For the past week I've been getting numbness in my hands and feet. On Monday morning, I woke up with my left hand numb. I've had that happen before when I was sleeping on it funny, but this time I woke lying on my back with my hand resting on my stomach. I got up, shook it out, and got ready to head to the gym with my husband. We were almost there when I said, "I think I need to go to the hospital. I've got numbness down my left arm and it's not going away." So we turned the car around and headed to Urgent Care.

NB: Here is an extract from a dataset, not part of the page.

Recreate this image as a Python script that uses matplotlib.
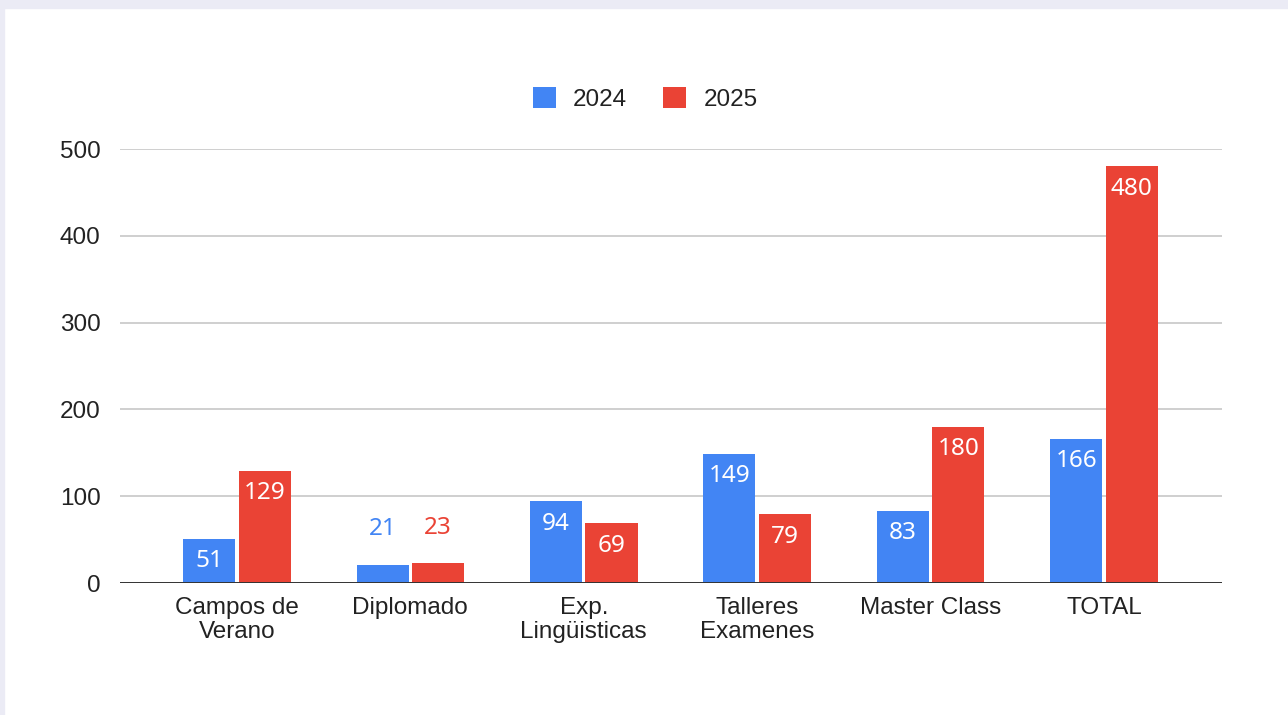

The nurse asked a few questions and then took me into an examination room. The tingling wasn't going away, but I was a little less anxious since questions like, "Any shortness of breath? Any tingling around your mouth? Any feeling of heaviness in your chest?" were all answered, "No." I was further reassured that I wasn't having a heart attack when my blood pressure came back normal. However, my arm was still tingling.

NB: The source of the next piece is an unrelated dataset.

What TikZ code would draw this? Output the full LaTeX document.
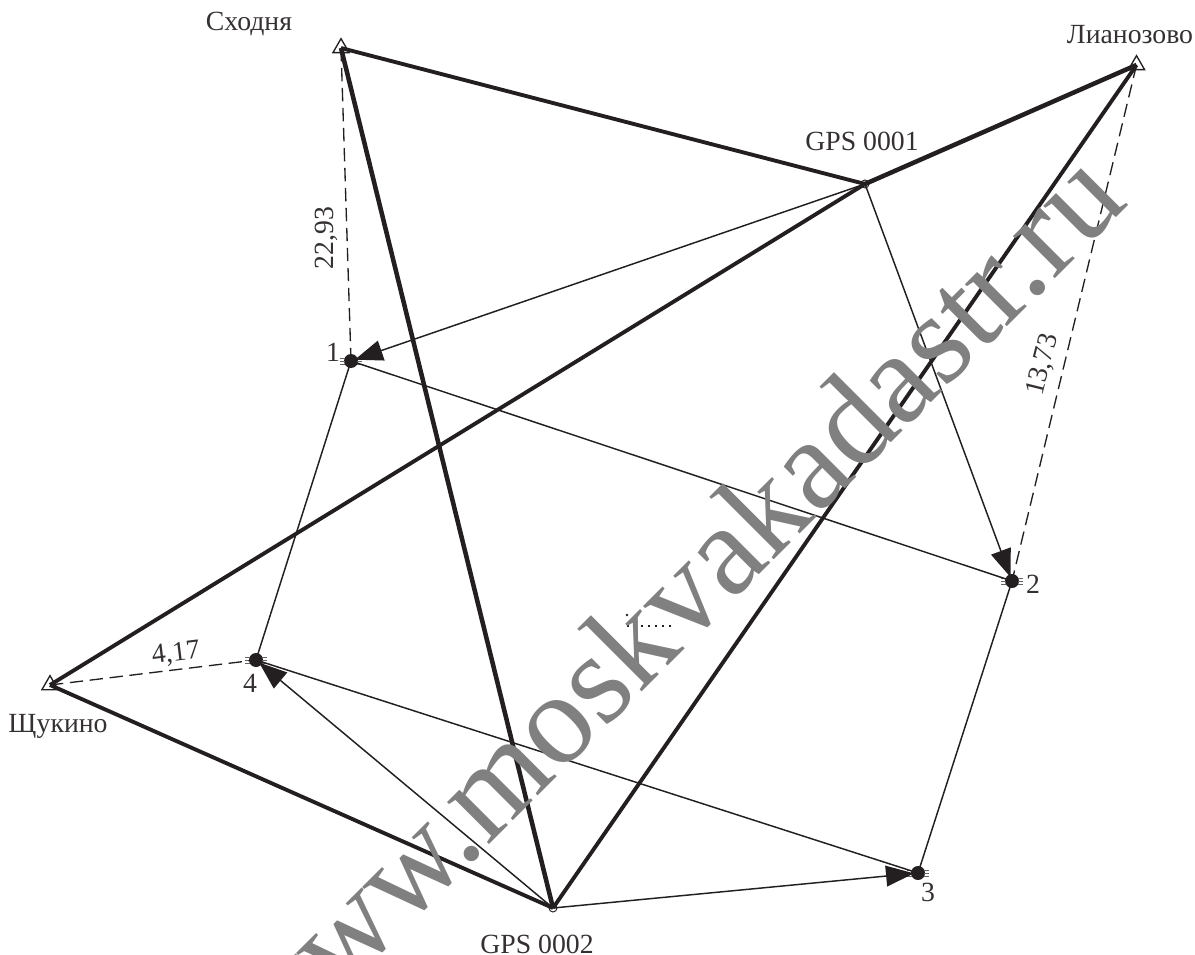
\documentclass[tikz,border=0pt]{standalone}
\usepackage{fontspec}
\setmainfont{Liberation Serif}
\usetikzlibrary{arrows.meta,shapes.geometric}
\definecolor{ink}{HTML}{231F20}
\tikzset{
  thick line/.style={line width=2.9pt,ink},
  heavy line/.style={line width=3.4pt,ink},
  thin line/.style={line width=1.1pt,ink},
  dash line/.style={line width=1.0pt,ink,dash pattern=on 10pt off 5pt},
  arrow line/.style={thin line,-{Triangle[length=21pt,width=15.5pt]},shorten >=3pt},
  lbl/.style={font=\fontsize{20.8pt}{24pt}\selectfont,text=ink!92,inner sep=0pt},
  tri/.style={draw=ink,line width=1pt,regular polygon,regular polygon sides=3,minimum size=14pt,inner sep=0pt},
  pt/.style={circle,fill=ink,minimum size=10.5pt,inner sep=0pt},
  gps/.style={circle,draw=ink,line width=0.7pt,minimum size=6pt,inner sep=0pt},
  hair/.style={line width=0.35pt,ink!70},
}
\begin{document}
\begin{tikzpicture}[x=0.75pt,y=-0.75pt]
\useasboundingbox (0,0) rectangle (1195,955);
\begin{scope}
\clip (0,0) rectangle (1195,955);
% stations and points
\node[tri] (S) at (341,48) {};
\node[tri] (L) at (1136.5,65) {};
\node[tri] (Sh) at (50,685) {};
\node[gps] (G1) at (865,184) {};
\node[gps] (G2) at (553,908) {};
\node[pt] (P1) at (351,361) {};
\node[pt] (P2) at (1012,581) {};
\node[pt] (P3) at (918,873) {};
\node[pt] (P4) at (256,660) {};
% hairline ticks on the points
\foreach \n in {P1,P2,P3,P4}{
  \foreach \dy in {-3,0,3}{
    \draw[hair] ([shift={(-11,\dy)}]\n.center) -- ([shift={(-6,\dy)}]\n.center);
    \draw[hair] ([shift={(6,\dy)}]\n.center) -- ([shift={(11,\dy)}]\n.center);
  }
}
% thick
\draw[thick line] (S.center) -- (G1.center);
\draw[heavy line] (S.center) -- (G2.center);
\draw[heavy line] (L.center) -- (G1.center);
\draw[thick line] (L.center) -- (G2.center);
\draw[thick line] (Sh.center) -- (G1.center);
\draw[thick line] (Sh.center) -- (G2.center);
% thin
\draw[thin line] (P1.center) -- (P4.center);
\draw[thin line] (P1.center) -- (P2.center);
\draw[thin line] (P2.center) -- (P3.center);
\draw[thin line] (P4.center) -- (P3.center);
\draw[arrow line] (G1.center) -- (P1.center);
\draw[arrow line] (G1.center) -- (P2.center);
\draw[arrow line] (G2.center) -- (P3.center);
\draw[arrow line] (G2.center) -- (P4.center);
% dashed
\draw[dash line] (S.center) -- (P1.center);
\draw[dash line] (L.center) -- (P2.center);
\draw[dash line] (Sh.center) -- (P4.center);
% dotted
\coordinate (D1) at (627,615);
\coordinate (D2) at (627,626);
\coordinate (D3) at (672,626);
\draw[line width=1.4pt,ink,dash pattern=on 1.5pt off 3.75pt] (D2) -- (D3);
\fill[ink] (D1) circle (1pt);
% labels
\node[lbl] (tS) at (249,24) {Сходня};
\node[lbl] (tL) at (1130,35) {Лианозово};
\node[lbl] (tSh) at (58,726) {Щукино};
\node[lbl] (tG1) at (862,141) {GPS 0001};
\node[lbl] (tG2) at (537,944) {GPS 0002};
\node[lbl] (t1) at (333,352) {1};
\node[lbl] (t2) at (1033,584) {2};
\node[lbl] (t3) at (928,892) {3};
\node[lbl] (t4) at (250,683) {4};
\node[lbl,rotate=90] (d1) at (326,238) {22,93};
\node[lbl,rotate=76] (d2) at (1043,365) {13,73};
\node[lbl,rotate=7] (d3) at (176,654) {4,17};
% watermark
\node[font=\fontsize{97pt}{100pt}\selectfont,text=black!50,rotate=45,inner sep=0pt,anchor=base] (wm) at (701,633) {www.moskvakadastr.ru};
\end{scope}
\end{tikzpicture}
\end{document}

When I told the doctor I'd had a bit of numbness in my feet as well, she ordered lab tests to rule out elevated electrolytes (heart) and blood sugar (diabetes).

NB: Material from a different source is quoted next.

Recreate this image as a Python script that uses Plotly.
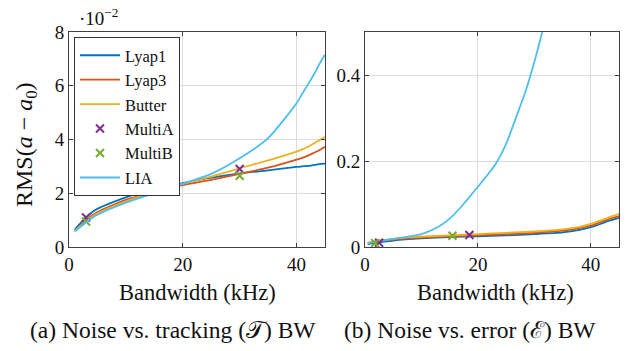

Here's where the fun really started.
I have deep, swervy, easily collapsible veins. Whenever I have to do blood tests, I drink lots of water the day before and then about four cups prior to heading to the lab. Still, the techs usually have a hard time getting a "juicy" vein even using the smallest needle available. I told this to the first nurse who came to draw blood. She caught a vein but couldn't thread the needle well enough to actually get blood. She gave up and brought in "the big guns." This guy was big alright, with his tattooed muscles and assurances he was "the best". He gave up after two attempts. The third guy came in and, seeing the normal spots for drawing blood already bandaged over, starts thumping on veins left and right. Literally. Left arm. Right arm. (Makes a funny face.) Goes back to the left arm. Goes back to the right. I said, "Since we've ruled out a heart attack, should I go home, drink lots of water, and come back tomorrow when I'm better hydrated?" He went to check with the doctor. "Nope, the doctor wants the blood drawn today. I'm going to go get the 'big guns.'"
I'm thinking, he was already here and gave up.
Ten minutes later, in comes this petite woman who hunts left, hunts right, and then says, "This is going to hurt," and sticks a needle into my wrist. She does manage to get four vials of blood drawn, though, so that's good. However, she left the needle in my wrist. On purpose. Just in case the lab needed more blood or made a mistake or something.
I can't watch a TV show when someone's getting a needle stuck in them. Blow them up, shoot them dead, drop them in burning acid, but don't stick a needle in them. And now, here I sit with a needle stuck in my wrist for an hour waiting for the lab to finish their tests.
The good news is my electrolyte levels were fine and my blood sugar levels were awesome. The doctor asked what I do. I told her I'm an author. The diagnosis? I lean my arm against the edge of my desk when typing and I sit too long in one attitude.
I feel so OFFICIAL! I have an honest-to-goodness workplace injury.